Exercise details: Return the whole listing, line for line, without the pictures in it.
--- START OF Given information ---
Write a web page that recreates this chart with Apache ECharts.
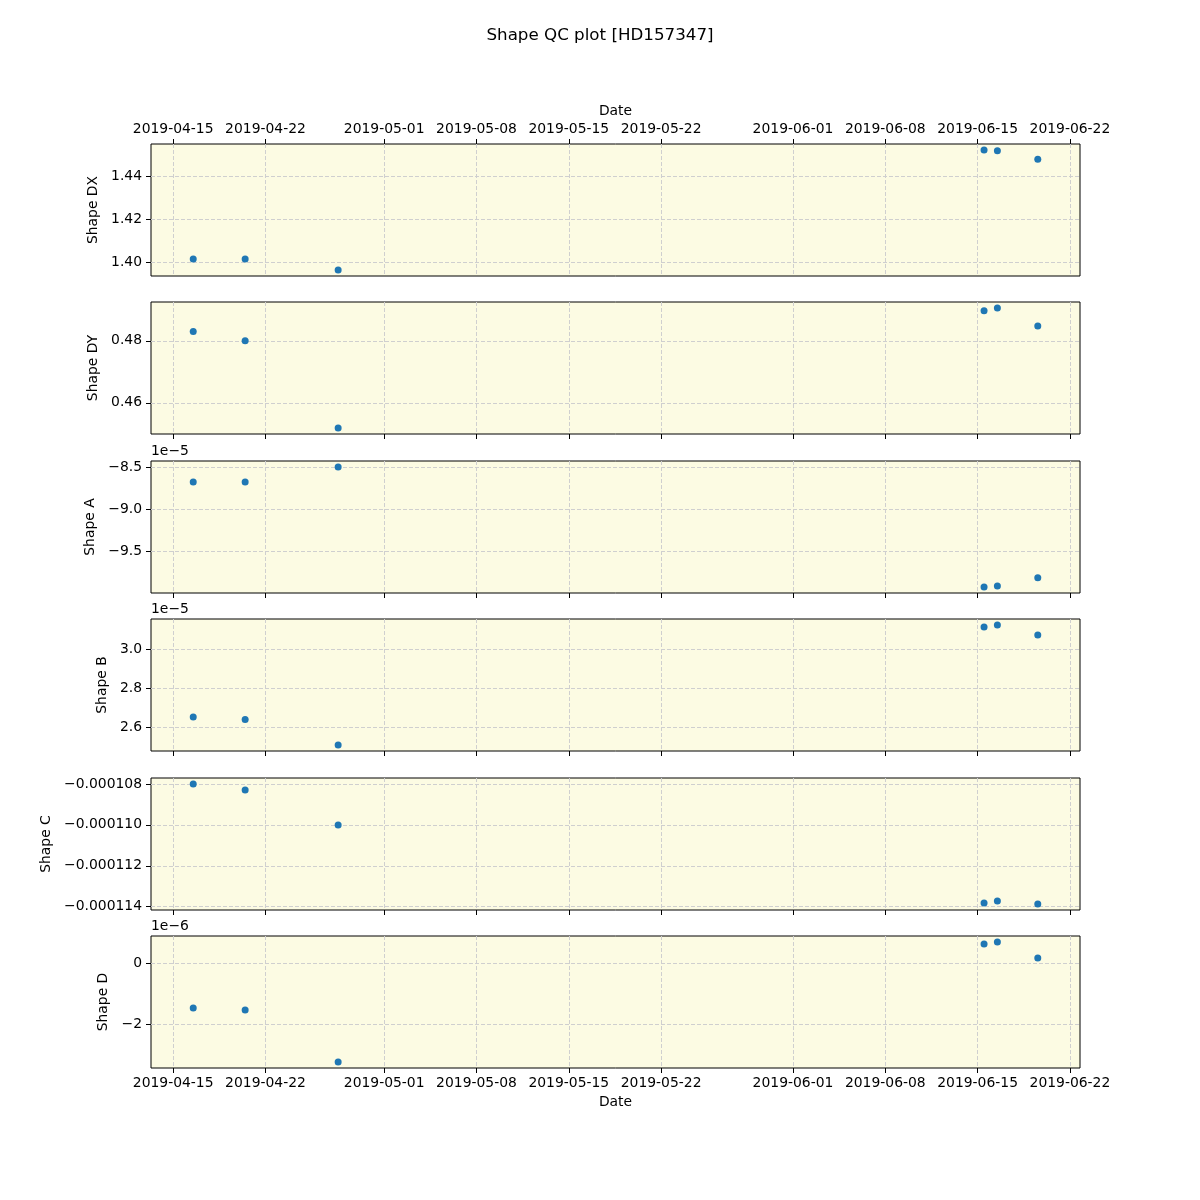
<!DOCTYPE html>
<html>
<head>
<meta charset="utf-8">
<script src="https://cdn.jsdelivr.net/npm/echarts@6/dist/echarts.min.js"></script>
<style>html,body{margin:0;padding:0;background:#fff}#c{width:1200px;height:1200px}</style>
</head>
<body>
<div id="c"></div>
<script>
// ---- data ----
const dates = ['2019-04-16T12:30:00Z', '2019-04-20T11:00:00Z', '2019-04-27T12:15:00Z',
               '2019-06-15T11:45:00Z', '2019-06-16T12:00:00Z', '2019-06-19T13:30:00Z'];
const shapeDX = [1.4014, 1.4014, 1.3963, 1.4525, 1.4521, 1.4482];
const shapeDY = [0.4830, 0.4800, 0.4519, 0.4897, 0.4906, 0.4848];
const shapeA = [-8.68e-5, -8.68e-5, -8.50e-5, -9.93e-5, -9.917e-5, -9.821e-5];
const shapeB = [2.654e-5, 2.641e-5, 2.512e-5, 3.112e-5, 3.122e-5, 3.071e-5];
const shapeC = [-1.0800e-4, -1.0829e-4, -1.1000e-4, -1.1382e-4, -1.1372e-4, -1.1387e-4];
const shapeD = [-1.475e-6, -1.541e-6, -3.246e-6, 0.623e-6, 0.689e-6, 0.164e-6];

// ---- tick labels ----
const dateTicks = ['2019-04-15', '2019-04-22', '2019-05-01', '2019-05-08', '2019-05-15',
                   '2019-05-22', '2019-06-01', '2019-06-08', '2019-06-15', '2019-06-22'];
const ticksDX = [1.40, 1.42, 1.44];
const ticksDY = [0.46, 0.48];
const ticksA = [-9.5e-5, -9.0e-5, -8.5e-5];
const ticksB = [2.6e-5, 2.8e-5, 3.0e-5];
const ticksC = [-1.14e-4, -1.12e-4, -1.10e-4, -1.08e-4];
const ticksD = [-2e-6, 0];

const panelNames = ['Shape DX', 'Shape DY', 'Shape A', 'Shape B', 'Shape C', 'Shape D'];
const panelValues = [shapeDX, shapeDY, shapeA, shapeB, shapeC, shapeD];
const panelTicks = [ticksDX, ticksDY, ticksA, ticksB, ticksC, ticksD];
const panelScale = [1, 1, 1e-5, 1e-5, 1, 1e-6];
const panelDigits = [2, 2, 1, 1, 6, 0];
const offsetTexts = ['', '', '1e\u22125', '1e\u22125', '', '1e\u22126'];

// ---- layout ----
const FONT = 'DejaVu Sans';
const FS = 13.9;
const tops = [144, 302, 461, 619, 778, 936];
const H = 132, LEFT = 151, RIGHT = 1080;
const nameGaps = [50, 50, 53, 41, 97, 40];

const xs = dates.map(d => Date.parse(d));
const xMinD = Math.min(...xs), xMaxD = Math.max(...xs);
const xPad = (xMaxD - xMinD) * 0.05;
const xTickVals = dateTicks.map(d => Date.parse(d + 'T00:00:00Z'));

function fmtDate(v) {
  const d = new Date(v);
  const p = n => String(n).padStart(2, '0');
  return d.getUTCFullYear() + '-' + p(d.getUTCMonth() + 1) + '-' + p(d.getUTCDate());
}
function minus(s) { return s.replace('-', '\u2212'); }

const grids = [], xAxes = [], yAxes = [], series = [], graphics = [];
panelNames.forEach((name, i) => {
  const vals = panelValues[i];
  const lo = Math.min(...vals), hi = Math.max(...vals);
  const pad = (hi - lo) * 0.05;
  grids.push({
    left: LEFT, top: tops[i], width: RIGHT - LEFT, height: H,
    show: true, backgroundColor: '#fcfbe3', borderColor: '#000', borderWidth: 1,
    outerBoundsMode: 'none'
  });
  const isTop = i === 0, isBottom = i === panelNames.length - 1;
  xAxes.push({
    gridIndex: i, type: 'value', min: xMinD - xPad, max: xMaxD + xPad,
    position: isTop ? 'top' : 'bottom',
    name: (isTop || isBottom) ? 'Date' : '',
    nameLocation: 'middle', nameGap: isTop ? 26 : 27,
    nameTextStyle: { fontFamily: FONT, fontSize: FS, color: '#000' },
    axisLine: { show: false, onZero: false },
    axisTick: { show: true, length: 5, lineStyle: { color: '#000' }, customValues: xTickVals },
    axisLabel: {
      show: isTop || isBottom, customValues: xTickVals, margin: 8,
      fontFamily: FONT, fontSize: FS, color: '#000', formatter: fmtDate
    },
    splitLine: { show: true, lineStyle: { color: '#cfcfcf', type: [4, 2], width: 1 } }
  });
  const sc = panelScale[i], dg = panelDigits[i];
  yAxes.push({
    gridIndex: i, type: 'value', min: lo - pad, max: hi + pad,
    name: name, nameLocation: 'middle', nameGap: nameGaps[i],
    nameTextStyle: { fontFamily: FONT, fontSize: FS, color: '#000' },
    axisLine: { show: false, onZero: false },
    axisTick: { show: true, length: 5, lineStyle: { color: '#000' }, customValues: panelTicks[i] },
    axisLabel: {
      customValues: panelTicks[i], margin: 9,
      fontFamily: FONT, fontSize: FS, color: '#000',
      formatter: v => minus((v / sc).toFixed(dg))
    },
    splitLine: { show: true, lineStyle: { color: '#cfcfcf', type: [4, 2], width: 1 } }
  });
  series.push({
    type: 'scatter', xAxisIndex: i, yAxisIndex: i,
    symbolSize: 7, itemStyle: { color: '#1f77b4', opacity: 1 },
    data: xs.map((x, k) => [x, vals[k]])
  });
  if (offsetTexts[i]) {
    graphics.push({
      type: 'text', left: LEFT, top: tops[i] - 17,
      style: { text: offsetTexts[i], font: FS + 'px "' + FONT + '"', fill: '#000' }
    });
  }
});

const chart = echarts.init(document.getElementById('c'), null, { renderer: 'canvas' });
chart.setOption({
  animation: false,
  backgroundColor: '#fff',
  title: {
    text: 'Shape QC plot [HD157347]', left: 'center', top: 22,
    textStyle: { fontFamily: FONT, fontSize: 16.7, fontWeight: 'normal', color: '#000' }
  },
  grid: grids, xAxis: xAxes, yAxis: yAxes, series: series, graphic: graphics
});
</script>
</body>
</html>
--- END OF Given information ---
Finished exercise:
Write a web page that recreates this chart with Apache ECharts.
<!DOCTYPE html>
<html>
<head>
<meta charset="utf-8">
<script src="https://cdn.jsdelivr.net/npm/echarts@6/dist/echarts.min.js"></script>
<style>html,body{margin:0;padding:0;background:#fff}#c{width:1200px;height:1200px}</style>
</head>
<body>
<div id="c"></div>
<script>
// ---- data ----
const dates = ['2019-04-16T12:30:00Z', '2019-04-20T11:00:00Z', '2019-04-27T12:15:00Z',
               '2019-06-15T11:45:00Z', '2019-06-16T12:00:00Z', '2019-06-19T13:30:00Z'];
const shapeDX = [1.4014, 1.4014, 1.3963, 1.4525, 1.4521, 1.4482];
const shapeDY = [0.4830, 0.4800, 0.4519, 0.4897, 0.4906, 0.4848];
const shapeA = [-8.68e-5, -8.68e-5, -8.50e-5, -9.93e-5, -9.917e-5, -9.821e-5];
const shapeB = [2.654e-5, 2.641e-5, 2.512e-5, 3.112e-5, 3.122e-5, 3.071e-5];
const shapeC = [-1.0800e-4, -1.0829e-4, -1.1000e-4, -1.1382e-4, -1.1372e-4, -1.1387e-4];
const shapeD = [-1.475e-6, -1.541e-6, -3.246e-6, 0.623e-6, 0.689e-6, 0.164e-6];

// ---- tick labels ----
const dateTicks = ['2019-04-15', '2019-04-22', '2019-05-01', '2019-05-08', '2019-05-15',
                   '2019-05-22', '2019-06-01', '2019-06-08', '2019-06-15', '2019-06-22'];
const ticksDX = [1.40, 1.42, 1.44];
const ticksDY = [0.46, 0.48];
const ticksA = [-9.5e-5, -9.0e-5, -8.5e-5];
const ticksB = [2.6e-5, 2.8e-5, 3.0e-5];
const ticksC = [-1.14e-4, -1.12e-4, -1.10e-4, -1.08e-4];
const ticksD = [-2e-6, 0];

const panelNames = ['Shape DX', 'Shape DY', 'Shape A', 'Shape B', 'Shape C', 'Shape D'];
const panelValues = [shapeDX, shapeDY, shapeA, shapeB, shapeC, shapeD];
const panelTicks = [ticksDX, ticksDY, ticksA, ticksB, ticksC, ticksD];
const panelScale = [1, 1, 1e-5, 1e-5, 1, 1e-6];
const panelDigits = [2, 2, 1, 1, 6, 0];
const offsetTexts = ['', '', '1e\u22125', '1e\u22125', '', '1e\u22126'];

// ---- layout ----
const FONT = 'DejaVu Sans';
const FS = 13.9;
const tops = [144, 302, 461, 619, 778, 936];
const H = 132, LEFT = 151, RIGHT = 1080;
const nameGaps = [50, 50, 53, 41, 97, 40];

const xs = dates.map(d => Date.parse(d));
const xMinD = Math.min(...xs), xMaxD = Math.max(...xs);
const xPad = (xMaxD - xMinD) * 0.05;
const xTickVals = dateTicks.map(d => Date.parse(d + 'T00:00:00Z'));

function fmtDate(v) {
  const d = new Date(v);
  const p = n => String(n).padStart(2, '0');
  return d.getUTCFullYear() + '-' + p(d.getUTCMonth() + 1) + '-' + p(d.getUTCDate());
}
function minus(s) { return s.replace('-', '\u2212'); }

const grids = [], xAxes = [], yAxes = [], series = [], graphics = [];
panelNames.forEach((name, i) => {
  const vals = panelValues[i];
  const lo = Math.min(...vals), hi = Math.max(...vals);
  const pad = (hi - lo) * 0.05;
  grids.push({
    left: LEFT, top: tops[i], width: RIGHT - LEFT, height: H,
    show: true, backgroundColor: '#fcfbe3', borderColor: '#000', borderWidth: 1,
    outerBoundsMode: 'none'
  });
  const isTop = i === 0, isBottom = i === panelNames.length - 1;
  xAxes.push({
    gridIndex: i, type: 'value', min: xMinD - xPad, max: xMaxD + xPad,
    position: isTop ? 'top' : 'bottom',
    name: (isTop || isBottom) ? 'Date' : '',
    nameLocation: 'middle', nameGap: isTop ? 26 : 27,
    nameTextStyle: { fontFamily: FONT, fontSize: FS, color: '#000' },
    axisLine: { show: false, onZero: false },
    axisTick: { show: true, length: 5, lineStyle: { color: '#000' }, customValues: xTickVals },
    axisLabel: {
      show: isTop || isBottom, customValues: xTickVals, margin: 8,
      fontFamily: FONT, fontSize: FS, color: '#000', formatter: fmtDate
    },
    splitLine: { show: true, lineStyle: { color: '#cfcfcf', type: [4, 2], width: 1 } }
  });
  const sc = panelScale[i], dg = panelDigits[i];
  yAxes.push({
    gridIndex: i, type: 'value', min: lo - pad, max: hi + pad,
    name: name, nameLocation: 'middle', nameGap: nameGaps[i],
    nameTextStyle: { fontFamily: FONT, fontSize: FS, color: '#000' },
    axisLine: { show: false, onZero: false },
    axisTick: { show: true, length: 5, lineStyle: { color: '#000' }, customValues: panelTicks[i] },
    axisLabel: {
      customValues: panelTicks[i], margin: 9,
      fontFamily: FONT, fontSize: FS, color: '#000',
      formatter: v => minus((v / sc).toFixed(dg))
    },
    splitLine: { show: true, lineStyle: { color: '#cfcfcf', type: [4, 2], width: 1 } }
  });
  series.push({
    type: 'scatter', xAxisIndex: i, yAxisIndex: i,
    symbolSize: 7, itemStyle: { color: '#1f77b4', opacity: 1 },
    data: xs.map((x, k) => [x, vals[k]])
  });
  if (offsetTexts[i]) {
    graphics.push({
      type: 'text', left: LEFT, top: tops[i] - 17,
      style: { text: offsetTexts[i], font: FS + 'px "' + FONT + '"', fill: '#000' }
    });
  }
});

const chart = echarts.init(document.getElementById('c'), null, { renderer: 'canvas' });
chart.setOption({
  animation: false,
  backgroundColor: '#fff',
  title: {
    text: 'Shape QC plot [HD157347]', left: 'center', top: 22,
    textStyle: { fontFamily: FONT, fontSize: 16.7, fontWeight: 'normal', color: '#000' }
  },
  grid: grids, xAxis: xAxes, yAxis: yAxes, series: series, graphic: graphics
});
</script>
</body>
</html>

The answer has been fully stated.